Transcribe, exactly as they appear, the line that contains "Give me the TikZ source for this diagram.", the line that contains "(0,0) rectangle (462,474);", and every line in between, and nothing else.

*SOURCE DATA*:
————————
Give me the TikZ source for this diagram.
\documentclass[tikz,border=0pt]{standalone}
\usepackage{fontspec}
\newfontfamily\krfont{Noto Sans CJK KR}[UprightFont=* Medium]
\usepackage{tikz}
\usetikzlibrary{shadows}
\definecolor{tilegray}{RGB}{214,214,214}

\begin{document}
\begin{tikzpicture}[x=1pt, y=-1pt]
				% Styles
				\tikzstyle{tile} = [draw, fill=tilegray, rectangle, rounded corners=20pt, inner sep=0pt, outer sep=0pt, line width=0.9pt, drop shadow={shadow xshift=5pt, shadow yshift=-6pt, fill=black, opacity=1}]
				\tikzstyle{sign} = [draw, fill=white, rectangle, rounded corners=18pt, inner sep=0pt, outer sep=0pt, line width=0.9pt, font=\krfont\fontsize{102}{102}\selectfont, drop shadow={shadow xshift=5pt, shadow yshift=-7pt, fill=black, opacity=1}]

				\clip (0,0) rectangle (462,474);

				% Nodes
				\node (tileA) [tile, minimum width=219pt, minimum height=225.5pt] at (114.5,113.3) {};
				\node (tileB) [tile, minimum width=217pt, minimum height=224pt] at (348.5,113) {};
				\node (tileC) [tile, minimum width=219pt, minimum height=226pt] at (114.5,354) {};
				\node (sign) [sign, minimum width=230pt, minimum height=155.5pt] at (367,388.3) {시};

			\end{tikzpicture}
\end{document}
————————
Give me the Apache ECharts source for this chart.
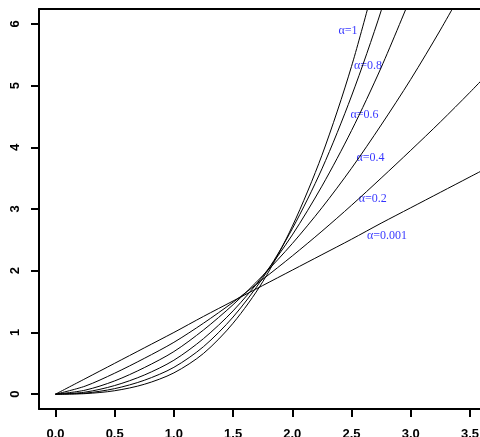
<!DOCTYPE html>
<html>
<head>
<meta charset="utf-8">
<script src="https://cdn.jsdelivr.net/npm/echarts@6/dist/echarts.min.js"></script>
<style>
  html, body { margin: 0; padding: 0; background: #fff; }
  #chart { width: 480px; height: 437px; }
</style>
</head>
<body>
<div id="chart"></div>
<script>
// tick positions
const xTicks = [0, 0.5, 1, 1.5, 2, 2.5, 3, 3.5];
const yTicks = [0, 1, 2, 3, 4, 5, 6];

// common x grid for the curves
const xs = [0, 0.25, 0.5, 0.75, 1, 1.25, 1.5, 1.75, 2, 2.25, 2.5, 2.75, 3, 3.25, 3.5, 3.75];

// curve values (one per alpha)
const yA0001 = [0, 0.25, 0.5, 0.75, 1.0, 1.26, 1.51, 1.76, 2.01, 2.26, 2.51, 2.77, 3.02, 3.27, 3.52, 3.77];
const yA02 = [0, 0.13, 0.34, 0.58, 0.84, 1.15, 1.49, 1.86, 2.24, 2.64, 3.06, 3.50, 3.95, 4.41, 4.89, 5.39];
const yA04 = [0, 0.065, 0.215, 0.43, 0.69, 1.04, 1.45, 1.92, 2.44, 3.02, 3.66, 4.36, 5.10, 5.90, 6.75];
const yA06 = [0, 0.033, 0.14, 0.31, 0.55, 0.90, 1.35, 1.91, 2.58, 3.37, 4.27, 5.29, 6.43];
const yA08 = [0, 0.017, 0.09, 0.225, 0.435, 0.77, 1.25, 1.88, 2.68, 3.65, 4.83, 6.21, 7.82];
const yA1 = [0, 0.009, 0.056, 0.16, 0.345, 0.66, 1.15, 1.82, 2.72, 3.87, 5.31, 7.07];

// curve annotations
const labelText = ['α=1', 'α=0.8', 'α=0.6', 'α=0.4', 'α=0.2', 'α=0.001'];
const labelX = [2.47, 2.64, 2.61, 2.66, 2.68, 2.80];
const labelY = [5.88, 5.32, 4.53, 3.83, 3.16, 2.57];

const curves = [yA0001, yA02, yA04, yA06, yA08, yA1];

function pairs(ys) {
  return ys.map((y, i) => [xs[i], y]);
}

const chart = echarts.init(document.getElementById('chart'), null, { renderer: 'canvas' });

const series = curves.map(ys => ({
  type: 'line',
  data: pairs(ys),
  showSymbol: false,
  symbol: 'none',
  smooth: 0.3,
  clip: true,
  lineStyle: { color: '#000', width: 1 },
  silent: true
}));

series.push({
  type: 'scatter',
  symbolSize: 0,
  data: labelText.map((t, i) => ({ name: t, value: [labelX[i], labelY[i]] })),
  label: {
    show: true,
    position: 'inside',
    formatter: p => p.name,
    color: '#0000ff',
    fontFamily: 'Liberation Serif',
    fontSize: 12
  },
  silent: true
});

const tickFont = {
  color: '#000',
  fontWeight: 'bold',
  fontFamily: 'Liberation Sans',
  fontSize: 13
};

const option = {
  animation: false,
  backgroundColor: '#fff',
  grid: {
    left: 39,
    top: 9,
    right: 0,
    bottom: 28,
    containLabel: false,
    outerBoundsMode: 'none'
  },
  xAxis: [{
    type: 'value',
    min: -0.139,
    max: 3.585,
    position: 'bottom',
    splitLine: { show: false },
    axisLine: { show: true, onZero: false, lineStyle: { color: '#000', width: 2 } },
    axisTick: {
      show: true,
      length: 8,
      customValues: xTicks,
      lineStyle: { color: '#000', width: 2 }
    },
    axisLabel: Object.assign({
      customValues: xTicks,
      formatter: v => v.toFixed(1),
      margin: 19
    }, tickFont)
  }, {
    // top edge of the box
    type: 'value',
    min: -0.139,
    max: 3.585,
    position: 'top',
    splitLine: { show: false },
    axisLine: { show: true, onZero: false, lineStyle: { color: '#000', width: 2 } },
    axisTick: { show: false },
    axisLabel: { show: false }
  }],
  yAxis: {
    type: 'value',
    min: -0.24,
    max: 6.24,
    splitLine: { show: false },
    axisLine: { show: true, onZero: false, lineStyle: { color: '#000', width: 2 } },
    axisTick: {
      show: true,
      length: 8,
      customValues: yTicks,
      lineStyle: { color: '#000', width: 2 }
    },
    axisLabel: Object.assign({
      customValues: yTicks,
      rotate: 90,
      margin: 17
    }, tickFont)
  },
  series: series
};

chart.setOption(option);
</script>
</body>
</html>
————————
*SOLUTION*:
Give me the TikZ source for this diagram.
\documentclass[tikz,border=0pt]{standalone}
\usepackage{fontspec}
\newfontfamily\krfont{Noto Sans CJK KR}[UprightFont=* Medium]
\usepackage{tikz}
\usetikzlibrary{shadows}
\definecolor{tilegray}{RGB}{214,214,214}

\begin{document}
\begin{tikzpicture}[x=1pt, y=-1pt]
				% Styles
				\tikzstyle{tile} = [draw, fill=tilegray, rectangle, rounded corners=20pt, inner sep=0pt, outer sep=0pt, line width=0.9pt, drop shadow={shadow xshift=5pt, shadow yshift=-6pt, fill=black, opacity=1}]
				\tikzstyle{sign} = [draw, fill=white, rectangle, rounded corners=18pt, inner sep=0pt, outer sep=0pt, line width=0.9pt, font=\krfont\fontsize{102}{102}\selectfont, drop shadow={shadow xshift=5pt, shadow yshift=-7pt, fill=black, opacity=1}]

				\clip (0,0) rectangle (462,474);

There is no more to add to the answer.